Ontario’s oldest of the old — those who have passed their 80th birthday — will surge in numbers over the next 15 years but Premier Doug Ford’s approach to this massive demographic shift is stuck in the past, advocates say.
Multiple ministries offer piecemeal programs, but the expectation of more than 1.5 million Ontarians occupying the octogenarian-plus cohort by 2041 means the province needs a master plan for growing old, said Laura Tamblyn Watts, CEO of CanAge, a national advocacy organization.
With global aging defined by the World Health Organization and United Nations as a “megatrend” equal to artificial intelligence and climate emergencies, Tamblyn Watts is among the leaders calling on Ford to create an “aging secretariat” or a ministry of longevity with a plan to support a population that can statistically expect many extras decades of life.
“This is not a call for prevention — it’s a call for planning,” she said. “We are tired of crisis. We are tired of crisis funding.”
California, New York state and Massachusetts have shattered traditional government silos by mandating that an aging filter be applied across government departments.
Ontario, while offering some innovative programs, appears wedded to the status quo.
“Our government is taking action and making record investments to connect people of all ages to the care and support they need close to home, or in the comfort of their own home,” said a statement from the premier’s office.
Noting Ontario’s new pilot project for emotion-based models of care in nursing homes, the government also cited a “paramedicine” program that has “helped 85,000 seniors age safely in their homes for longer,” and a $2.1-billion plan to expand primary care through the work of medical professionals “in every corner of the province.”
The demographic shift, already well underway, led to a 2019 executive order signed by California Gov. Gavin Newsom to create a “master plan for aging.” In a five-year followup report, Newsom said it has led to similar programs in “dozens of other states.”
As long expected, Ontario attained “super-aged” status this year.
“The number of people living in Ontario aged 65 or older will grow from 2.6 million in 2020 to 4.2 million in 2040, an expansion of over 60 per cent,” said a 2024 report by the Dalla Lana School of Public Health. Centenarians are a smaller but fast-growing population. The massive cohort of millennials will soon reach the so-called “younger-older” phase of life, with the eldest turning 50 in five years.
Aging master plans don’t stop with health care. They consider policies on housing, caregiving, isolation, economics and the extreme personal cost of a long life, which can be debilitating for older women who live longer and often have limited pensions or savings.
A 2024 report on the megatrend of aging by the Organisation for Economic Co-operation and Development concluded that, among its member countries, “older women are more likely to be poor (17 per cent) than men (11 per cent).”

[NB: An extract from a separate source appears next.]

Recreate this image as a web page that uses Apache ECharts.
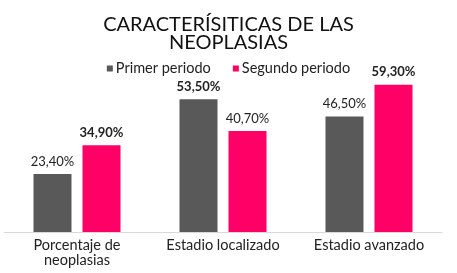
<!DOCTYPE html>
<html>
<head>
<meta charset="utf-8">
<script src="https://cdn.jsdelivr.net/npm/echarts@6/dist/echarts.min.js"></script>
<style>
  html, body { margin: 0; padding: 0; background: #fff; }
  #chart { width: 457px; height: 273px; }
</style>
</head>
<body>
<div id="chart"></div>
<script>
// datos
var categorias = ['Porcentaje de\nneoplasias', 'Estadio localizado', 'Estadio avanzado'];
var primerPeriodo = [23.4, 53.5, 46.5];
var segundoPeriodo = [34.9, 40.7, 59.3];
var nombresSeries = ['Primer periodo', 'Segundo periodo'];

var fuente = 'Lato';

function etiqueta(valores, otros) {
    // la mayor de cada par va en negrita
    return valores.map(function (v, i) {
        return {
            value: v,
            label: { fontWeight: v > otros[i] ? 'bold' : 'normal' }
        };
    });
}

function formato(p) {
    return p.value.toFixed(2).replace('.', ',') + '%';
}

var dom = document.getElementById('chart');
var chart = echarts.init(dom);

var option = {
    backgroundColor: '#fff',
    animation: false,
    title: {
        text: 'CARACTERÍSITICAS DE LAS\nNEOPLASIAS',
        left: 'center',
        top: 11,
        textStyle: {
            fontFamily: fuente,
            fontSize: 20,
            fontWeight: 'normal',
            color: '#111',
            lineHeight: 18
        }
    },
    legend: {
        top: 56,
        left: 'center',
        itemWidth: 6,
        itemHeight: 6,
        itemGap: 22,
        icon: 'rect',
        textStyle: {
            fontFamily: fuente,
            fontSize: 14.5,
            color: '#222',
            padding: [0, 0, 0, -2]
        },
        data: nombresSeries
    },
    grid: {
        left: 4,
        right: 15,
        top: 83,
        bottom: 41,
        containLabel: false
    },
    xAxis: {
        type: 'category',
        data: categorias,
        axisTick: { show: false },
        axisLine: { lineStyle: { color: '#d9d9d9' } },
        axisLabel: {
            interval: 0,
            hideOverlap: false,
            fontFamily: fuente,
            fontSize: 14.5,
            color: '#222',
            lineHeight: 15,
            margin: 6
        }
    },
    yAxis: {
        type: 'value',
        min: 0,
        max: 60,
        show: false,
        splitLine: { show: false }
    },
    series: [
        {
            name: nombresSeries[0],
            type: 'bar',
            data: etiqueta(primerPeriodo, segundoPeriodo),
            barWidth: 38,
            barGap: '29%',
            itemStyle: { color: '#595959' },
            label: {
                show: true,
                position: 'top',
                distance: 6,
                fontFamily: fuente,
                fontSize: 13,
                color: '#222',
                formatter: formato
            }
        },
        {
            name: nombresSeries[1],
            type: 'bar',
            data: etiqueta(segundoPeriodo, primerPeriodo),
            barWidth: 38,
            itemStyle: { color: '#ff0066' },
            label: {
                show: true,
                position: 'top',
                distance: 6,
                fontFamily: fuente,
                fontSize: 13,
                color: '#222',
                formatter: formato
            }
        }
    ]
};

chart.setOption(option);
window.addEventListener('resize', function () {
    chart.resize();
});
</script>
</body>
</html>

Aging, OECD concluded, will be a “major challenge for social protection systems.”
Ontario is supporting innovation, including a Hamilton land swap that turned an empty nursing home into supportive housing after residents moved into a new facility, said Donna Duncan, CEO of the Ontario Long-Term Care Association.
But, Duncan added, new projects do not negate the need for an “aging secretariat” or an appointee mandated by the premier to bring the lens of longevity to government decisions.
In Ontario, an aging plan could examine gaps in transit routes or, the need for better home care in rural communities.
Or, Duncan said, it could prepare in advance for projected illnesses, such as those highlighted in the Dalla Lana report, which predicts more than half of Ontarians aged 65 and older will live with a major illness by 2040.
Duncan’s association represents nursing home operators but with new builds and other community-related programs added to the homes, she now meets with municipal governments or the ministries of health, social services, transportation, housing, education and infrastructure.
“It’s not just the Long-Term Care Ministry anymore,” she said.
Lisa Levin, CEO of Advantage Ontario, which represents supportive housing and not-for-profit nursing home operators, said the complications of managing decisions from numerous ministries means groups trying to build housing that helps people remain in their communities have to navigate a bureaucratic labyrinth.
During submissions ahead of Finance Minister Peter Bethlenfalvy’s spring budget, Levin’s report called for a “system-wide view for seniors’ care that focuses on upstream solutions.”
While she is not seeking an office devoted to aging, Levin’s report, presented to the standing committee on finance and economic affairs, calls for a “new playbook” to diminish hospital stays or emergency long-term care placements.
“Build capacity where it prevents crises, not only where it receives them. Do it in a practical, affordable way that will relieve pressure on the entire system,” the report said.
Part of the answer, Levin said, is updating existing affordable housing stock, which is often rundown, and adding built-in home care or social supports.
“This can be done really simply,” she said, “and have a very, very strong impact.”